What is being asked: Write out every line of the material as it stands, apart from the pictures.

+++ Supplied data +++

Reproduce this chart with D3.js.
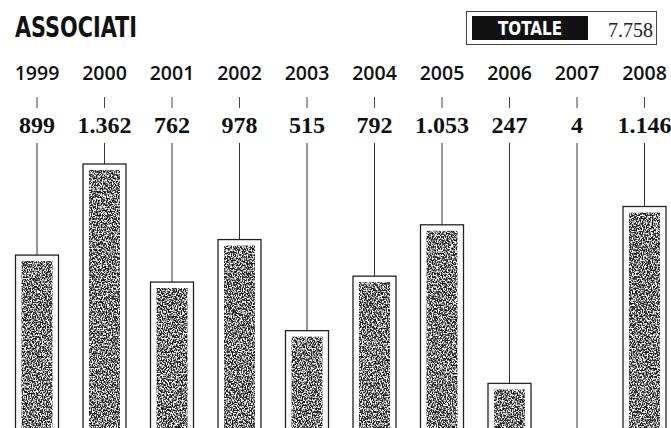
<!DOCTYPE html>
<html><head><meta charset="utf-8">
<script src="https://cdn.jsdelivr.net/npm/d3@7"></script>
<style>html,body{margin:0;padding:0;background:#fff;overflow:hidden}</style>
</head><body>
<script>
const title = "ASSOCIATI";
const years = ["1999","2000","2001","2002","2003","2004","2005","2006","2007","2008"];
const values = [899,1362,762,978,515,792,1053,247,4,1146];
const totalLabel = "TOTALE";
const totalValue = 7758;

const W = 671, H = 428;
const it = d3.formatLocale({decimal:",", thousands:".", grouping:[3], currency:["€",""]});
const fmt = it.format(",d");

const svg = d3.select("body").append("svg").attr("width", W).attr("height", H);
const defs = svg.append("defs");
const f = defs.append("filter").attr("id","noise")
  .attr("filterUnits","objectBoundingBox").attr("x",0).attr("y",0).attr("width",1).attr("height",1);
f.append("feTurbulence").attr("type","fractalNoise").attr("baseFrequency","0.8 0.6")
  .attr("numOctaves",2).attr("seed",7).attr("result","t");
f.append("feColorMatrix").attr("in","t").attr("type","matrix")
  .attr("values","0 0 0 0 0  0 0 0 0 0  0 0 0 0 0  -3.0 0 0 0 2.0").attr("result","a");
f.append("feComponentTransfer").attr("in","a").attr("result","b")
  .append("feFuncA").attr("type","discrete").attr("tableValues","0.05 0.35 0.7 0.9");
f.append("feComposite").attr("in","b").attr("in2","SourceGraphic").attr("operator","in");

const x = d3.scalePoint().domain(years).range([37, 644.5]);
const y = d3.scaleLinear().domain([0, d3.max(values)]).range([432, 164]);
const barW = 43, inset = 6;

// title
svg.append("text").attr("x",15).attr("y",37).text(title)
  .attr("font-family","'DejaVu Sans Condensed','Open Sans',sans-serif")
  .attr("font-weight","bold").attr("font-size",28).attr("fill","#111")
  .attr("textLength",122).attr("lengthAdjust","spacingAndGlyphs");

// total box
svg.append("rect").attr("x",466.5).attr("y",11.5).attr("width",190).attr("height",33)
  .attr("fill","#fff").attr("stroke","#444").attr("stroke-width",1);
svg.append("rect").attr("x",472).attr("y",16).attr("width",116).attr("height",24).attr("fill","#111");
svg.append("text").attr("x",530).attr("y",34.5).attr("text-anchor","middle").text(totalLabel)
  .attr("font-family","'DejaVu Sans Condensed','Open Sans',sans-serif")
  .attr("font-weight","bold").attr("font-size",19).attr("fill","#fff")
  .attr("textLength",64).attr("lengthAdjust","spacingAndGlyphs");
svg.append("text").attr("x",653).attr("y",37).attr("text-anchor","end").text(fmt(totalValue))
  .attr("font-family","'Liberation Serif',serif").attr("font-size",20).attr("fill","#222");

const g = svg.selectAll("g.col").data(years.map((yr,i)=>({yr, v: values[i]}))).join("g").attr("class","col");

g.append("text").attr("x", d=>x(d.yr)).attr("y",80).attr("text-anchor","middle").text(d=>d.yr)
  .attr("font-family","'Open Sans','Noto Sans',sans-serif").attr("font-weight",600)
  .attr("font-size",19.5).attr("fill","#111");
g.append("line").attr("x1",d=>x(d.yr)).attr("x2",d=>x(d.yr)).attr("y1",97).attr("y2",108)
  .attr("stroke","#444").attr("stroke-width",1);
g.append("text").attr("x", d=>x(d.yr)).attr("y",133).attr("text-anchor","middle").text(d=>fmt(d.v))
  .attr("font-family","'Liberation Serif',serif").attr("font-weight","bold").attr("font-size",24).attr("fill","#111");
g.append("line").attr("x1",d=>x(d.yr)).attr("x2",d=>x(d.yr)).attr("y1",143).attr("y2",d=>y(d.v))
  .attr("stroke","#333").attr("stroke-width",1);

const bars = g.filter(d => y(0) - y(d.v) > 2);
bars.append("rect").attr("x",d=>x(d.yr)-barW/2).attr("y",d=>y(d.v))
  .attr("width",barW).attr("height",d=>y(0)-y(d.v))
  .attr("fill","#fff").attr("stroke","#222").attr("stroke-width",1.3);
bars.append("rect").attr("x",d=>x(d.yr)-barW/2+inset).attr("y",d=>y(d.v)+inset)
  .attr("width",barW-2*inset).attr("height",d=>Math.max(0,y(0)-y(d.v)-inset))
  .attr("fill","#2a2a2a").attr("filter","url(#noise)");
</script>
</body></html>
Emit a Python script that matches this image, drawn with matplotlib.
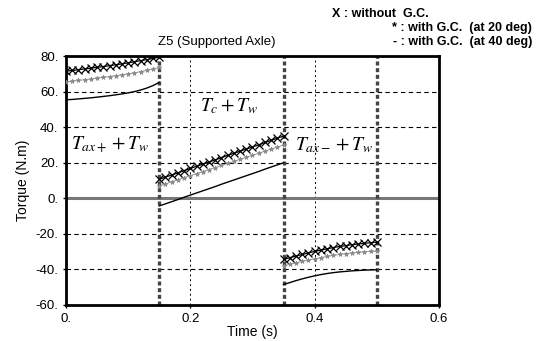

+++

Response below:
Reproduce this chart with D3.js.
<!DOCTYPE html>
<html><head><meta charset="utf-8">
<script src="https://cdn.jsdelivr.net/npm/d3@7"></script>
<style>html,body{margin:0;padding:0;background:#fff;overflow:hidden}</style>
</head><body>
<script>
const title = "ASSOCIATI";
const years = ["1999","2000","2001","2002","2003","2004","2005","2006","2007","2008"];
const values = [899,1362,762,978,515,792,1053,247,4,1146];
const totalLabel = "TOTALE";
const totalValue = 7758;

const W = 671, H = 428;
const it = d3.formatLocale({decimal:",", thousands:".", grouping:[3], currency:["€",""]});
const fmt = it.format(",d");

const svg = d3.select("body").append("svg").attr("width", W).attr("height", H);
const defs = svg.append("defs");
const f = defs.append("filter").attr("id","noise")
  .attr("filterUnits","objectBoundingBox").attr("x",0).attr("y",0).attr("width",1).attr("height",1);
f.append("feTurbulence").attr("type","fractalNoise").attr("baseFrequency","0.8 0.6")
  .attr("numOctaves",2).attr("seed",7).attr("result","t");
f.append("feColorMatrix").attr("in","t").attr("type","matrix")
  .attr("values","0 0 0 0 0  0 0 0 0 0  0 0 0 0 0  -3.0 0 0 0 2.0").attr("result","a");
f.append("feComponentTransfer").attr("in","a").attr("result","b")
  .append("feFuncA").attr("type","discrete").attr("tableValues","0.05 0.35 0.7 0.9");
f.append("feComposite").attr("in","b").attr("in2","SourceGraphic").attr("operator","in");

const x = d3.scalePoint().domain(years).range([37, 644.5]);
const y = d3.scaleLinear().domain([0, d3.max(values)]).range([432, 164]);
const barW = 43, inset = 6;

// title
svg.append("text").attr("x",15).attr("y",37).text(title)
  .attr("font-family","'DejaVu Sans Condensed','Open Sans',sans-serif")
  .attr("font-weight","bold").attr("font-size",28).attr("fill","#111")
  .attr("textLength",122).attr("lengthAdjust","spacingAndGlyphs");

// total box
svg.append("rect").attr("x",466.5).attr("y",11.5).attr("width",190).attr("height",33)
  .attr("fill","#fff").attr("stroke","#444").attr("stroke-width",1);
svg.append("rect").attr("x",472).attr("y",16).attr("width",116).attr("height",24).attr("fill","#111");
svg.append("text").attr("x",530).attr("y",34.5).attr("text-anchor","middle").text(totalLabel)
  .attr("font-family","'DejaVu Sans Condensed','Open Sans',sans-serif")
  .attr("font-weight","bold").attr("font-size",19).attr("fill","#fff")
  .attr("textLength",64).attr("lengthAdjust","spacingAndGlyphs");
svg.append("text").attr("x",653).attr("y",37).attr("text-anchor","end").text(fmt(totalValue))
  .attr("font-family","'Liberation Serif',serif").attr("font-size",20).attr("fill","#222");

const g = svg.selectAll("g.col").data(years.map((yr,i)=>({yr, v: values[i]}))).join("g").attr("class","col");

g.append("text").attr("x", d=>x(d.yr)).attr("y",80).attr("text-anchor","middle").text(d=>d.yr)
  .attr("font-family","'Open Sans','Noto Sans',sans-serif").attr("font-weight",600)
  .attr("font-size",19.5).attr("fill","#111");
g.append("line").attr("x1",d=>x(d.yr)).attr("x2",d=>x(d.yr)).attr("y1",97).attr("y2",108)
  .attr("stroke","#444").attr("stroke-width",1);
g.append("text").attr("x", d=>x(d.yr)).attr("y",133).attr("text-anchor","middle").text(d=>fmt(d.v))
  .attr("font-family","'Liberation Serif',serif").attr("font-weight","bold").attr("font-size",24).attr("fill","#111");
g.append("line").attr("x1",d=>x(d.yr)).attr("x2",d=>x(d.yr)).attr("y1",143).attr("y2",d=>y(d.v))
  .attr("stroke","#333").attr("stroke-width",1);

const bars = g.filter(d => y(0) - y(d.v) > 2);
bars.append("rect").attr("x",d=>x(d.yr)-barW/2).attr("y",d=>y(d.v))
  .attr("width",barW).attr("height",d=>y(0)-y(d.v))
  .attr("fill","#fff").attr("stroke","#222").attr("stroke-width",1.3);
bars.append("rect").attr("x",d=>x(d.yr)-barW/2+inset).attr("y",d=>y(d.v)+inset)
  .attr("width",barW-2*inset).attr("height",d=>Math.max(0,y(0)-y(d.v)-inset))
  .attr("fill","#2a2a2a").attr("filter","url(#noise)");
</script>
</body></html>
Emit a Python script that matches this image, drawn with matplotlib.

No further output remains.